Zwei Ermittler wagen den Absprung: Das gilt für den letzten Bremer „Tatort“ mit Sabine Postel als Inga Lürsen und Oliver Mommsen als Nils Stedefreund gleich zu Beginn ganz buchstäblich. Die beiden machen einen Tandem-Fallschirmsprung aus dem Flugzeug heraus, eine Wettschuld, die eingelöst wird. „Wenn du jetzt nicht springst, springst du nie“, sagt Stedefreund zu seiner ängstlichen Kollegin. Dann geht’s los, eng umschlungen Richtung blauer Himmel, und Lürsen singt, ganz beschwingt, „Über den Wolken“. Der 34. und letzte gemeinsame Fall des Duos, „Wo ist nur mein Schatz geblieben?“ ist das Ende einer Ära.

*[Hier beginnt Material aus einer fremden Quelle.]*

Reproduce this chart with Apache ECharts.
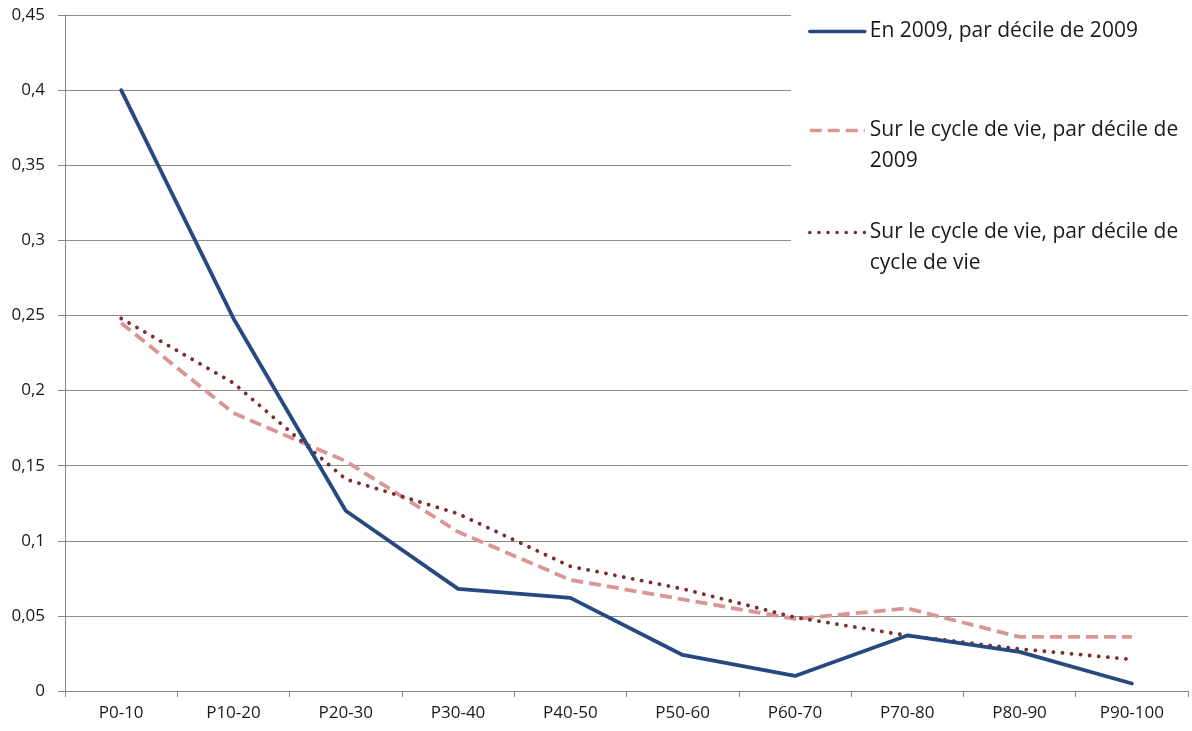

Sabine Postel ermittelt seit 22 Jahren und 39 Fällen im Bremer „Tatort“, seit 18 Jahren ist Oliver Mommsen als Nils Stedefreund an ihrer Seite zu sehen. Wirklich spektakulär wurde es nur selten (eine Ausnahme bildete etwa „Der Hundertste Affe“ von 2016, in dem 25 Menschen ihr Leben lassen mussten) – die durchschnittlich mehr als neun Millionen Zuschauer zeigen aber, dass das kein Nachteil sein muss. Im Gegenteil: Umfragen zufolge gehören die beiden zu den beliebtesten Kommissaren der Reihe. Unaufgeregt, manchmal beinahe schon kühl, kam vor allem Ermittlerin Lürsen herüber – und anders als in anderen Städten spielte in Bremen das Privatleben der Ermittler meist nur eine angenehm kleine Nebenrolle. Auch Streitigkeiten im Team, die etwa den „Tatort“ aus Dortmund prägen, gab es kaum, Lürsen und Stedefreund waren einander stets vertraut und äußerst loyal.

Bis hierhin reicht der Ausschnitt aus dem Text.